For years, there has been consensus around the need for comprehensive tax reform. Rather than demonize corporations for not paying much higher taxes than they would otherwise, Congress needs to finally fix the outdated and broken tax code. But no one in Washington thinks there is time to get it done.
But why isn’t there time? Inversions certainly aren’t new and there have been more than a few hearings on tax reform this year alone. On January 7, 2005, President George W. Bush created the bipartisan President’s Advisory Panel on Federal Tax Reform to examine options for making the tax code simpler, fairer, and more conducive to growth. In August 2010, President Obama’s Economic Recovery and Advisory Board released its report on tax reform options. More recently, House Ways and Means Chairman Dave Camp (R-MI) released the latest draft of his tax reform plan, one he has been working on for a few years. Sen. Ron Wyden (D-OR), chairman of the Senate Finance Committee, also introduced his own plan, the Bipartisan Tax Fairness and Simplification Act of 2011. The tax code has been examined with an eye toward reform for a decade. Numerous existing proposals could serve at least as a starting point to address the tax code—the real problem.
Since the United States’ last tax overhaul, other countries have been actively making their tax laws more competitive, promoting investment and job creation; companies have a fiduciary duty to at least examine the possible advantages of inversion transactions. It has become increasingly difficult for U.S.-based corporations to ignore the real benefits of domiciling elsewhere in light of these changes.
Treasury Secretary Lew has called for a “new sense of economic patriotism,” but what does that really mean? Should calls for “economic patriotism” extend to companies that utilize other provisions in the tax code, such as the research and experimentation tax credit? Should companies forgo that incentive, which has been tied to job creation and growth time and time again? Should everyday Americans be more “patriotic” and renounce tax benefits such as the mortgage interest deduction? If they can afford to pay a little more in taxes than the law requires, should they be asked to or shamed into paying more?
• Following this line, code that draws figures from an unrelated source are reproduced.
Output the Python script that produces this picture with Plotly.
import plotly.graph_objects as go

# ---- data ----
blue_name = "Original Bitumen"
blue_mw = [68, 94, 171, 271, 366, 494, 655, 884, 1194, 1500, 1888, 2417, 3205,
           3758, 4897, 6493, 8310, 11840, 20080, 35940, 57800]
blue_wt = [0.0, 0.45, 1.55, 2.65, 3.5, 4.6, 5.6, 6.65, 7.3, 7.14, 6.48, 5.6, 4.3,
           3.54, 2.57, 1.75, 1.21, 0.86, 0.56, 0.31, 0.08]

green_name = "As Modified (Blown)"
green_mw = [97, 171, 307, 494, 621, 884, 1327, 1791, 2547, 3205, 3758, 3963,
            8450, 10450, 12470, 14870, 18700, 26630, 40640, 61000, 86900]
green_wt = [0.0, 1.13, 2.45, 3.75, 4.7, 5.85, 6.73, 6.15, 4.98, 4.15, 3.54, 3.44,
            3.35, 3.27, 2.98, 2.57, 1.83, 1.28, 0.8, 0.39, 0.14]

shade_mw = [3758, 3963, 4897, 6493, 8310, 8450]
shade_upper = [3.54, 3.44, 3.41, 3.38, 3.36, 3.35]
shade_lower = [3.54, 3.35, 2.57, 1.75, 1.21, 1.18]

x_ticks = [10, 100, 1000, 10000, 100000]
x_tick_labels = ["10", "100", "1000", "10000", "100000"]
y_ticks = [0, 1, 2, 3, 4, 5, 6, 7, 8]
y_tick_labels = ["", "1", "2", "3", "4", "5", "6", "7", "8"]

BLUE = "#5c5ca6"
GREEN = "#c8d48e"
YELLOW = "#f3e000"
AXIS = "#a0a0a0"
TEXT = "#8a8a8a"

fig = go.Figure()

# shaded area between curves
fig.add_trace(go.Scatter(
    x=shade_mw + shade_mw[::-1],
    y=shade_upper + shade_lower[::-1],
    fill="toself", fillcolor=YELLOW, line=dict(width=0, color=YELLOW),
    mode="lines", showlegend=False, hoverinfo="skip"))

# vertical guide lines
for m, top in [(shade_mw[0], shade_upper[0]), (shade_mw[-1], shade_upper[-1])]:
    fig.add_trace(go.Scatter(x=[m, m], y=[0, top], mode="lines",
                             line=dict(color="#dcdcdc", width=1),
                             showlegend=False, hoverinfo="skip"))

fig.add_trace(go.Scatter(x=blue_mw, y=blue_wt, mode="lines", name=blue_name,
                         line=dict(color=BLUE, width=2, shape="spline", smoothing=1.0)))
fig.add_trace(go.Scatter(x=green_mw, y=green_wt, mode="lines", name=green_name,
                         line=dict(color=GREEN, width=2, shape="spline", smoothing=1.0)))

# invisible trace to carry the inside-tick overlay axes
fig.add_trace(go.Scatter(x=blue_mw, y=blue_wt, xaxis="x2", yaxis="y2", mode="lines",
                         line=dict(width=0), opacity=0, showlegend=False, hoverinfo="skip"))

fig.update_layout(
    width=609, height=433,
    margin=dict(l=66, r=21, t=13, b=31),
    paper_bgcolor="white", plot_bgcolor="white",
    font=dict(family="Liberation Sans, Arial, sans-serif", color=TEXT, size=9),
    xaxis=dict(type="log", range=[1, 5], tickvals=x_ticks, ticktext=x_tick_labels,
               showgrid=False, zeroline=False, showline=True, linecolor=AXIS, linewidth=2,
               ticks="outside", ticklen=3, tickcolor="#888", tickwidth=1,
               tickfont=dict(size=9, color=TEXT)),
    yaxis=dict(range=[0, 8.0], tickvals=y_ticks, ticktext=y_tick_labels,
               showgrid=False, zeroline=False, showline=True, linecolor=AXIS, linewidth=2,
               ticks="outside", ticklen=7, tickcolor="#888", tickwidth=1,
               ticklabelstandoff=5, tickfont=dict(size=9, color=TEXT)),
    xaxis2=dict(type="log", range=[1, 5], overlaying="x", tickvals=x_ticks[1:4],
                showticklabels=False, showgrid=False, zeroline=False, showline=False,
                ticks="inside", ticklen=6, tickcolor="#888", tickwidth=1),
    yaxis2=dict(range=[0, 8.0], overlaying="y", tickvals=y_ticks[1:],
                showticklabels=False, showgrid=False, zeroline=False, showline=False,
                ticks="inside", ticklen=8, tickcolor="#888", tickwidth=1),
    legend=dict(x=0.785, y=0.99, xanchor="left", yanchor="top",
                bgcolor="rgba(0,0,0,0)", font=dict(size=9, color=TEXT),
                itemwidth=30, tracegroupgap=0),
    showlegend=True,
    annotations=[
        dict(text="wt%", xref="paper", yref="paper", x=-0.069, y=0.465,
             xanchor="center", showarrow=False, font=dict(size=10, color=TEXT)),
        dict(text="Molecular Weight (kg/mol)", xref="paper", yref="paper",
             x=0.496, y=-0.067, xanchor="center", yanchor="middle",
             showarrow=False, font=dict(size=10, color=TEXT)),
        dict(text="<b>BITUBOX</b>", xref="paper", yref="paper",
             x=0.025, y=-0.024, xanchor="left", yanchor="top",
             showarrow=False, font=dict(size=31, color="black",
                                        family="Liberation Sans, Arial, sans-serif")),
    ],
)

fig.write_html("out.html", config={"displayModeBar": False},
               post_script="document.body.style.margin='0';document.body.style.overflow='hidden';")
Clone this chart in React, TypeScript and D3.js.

Unfortunately, the latest legislative proposals and announcements to address inversions sound more like election year politics than serious problem solving. If it were about the latter, we would be reading more about reform and less about piecemeal efforts targeting corporations. Changes to international tax rules outside of reform would create further uncertainty since the business community never knows what is coming next in the name of “reform,” and this would provide more of an incentive to flee. Rather than resorting to name calling, Congress should explain to voters why it hasn’t yet fixed the code.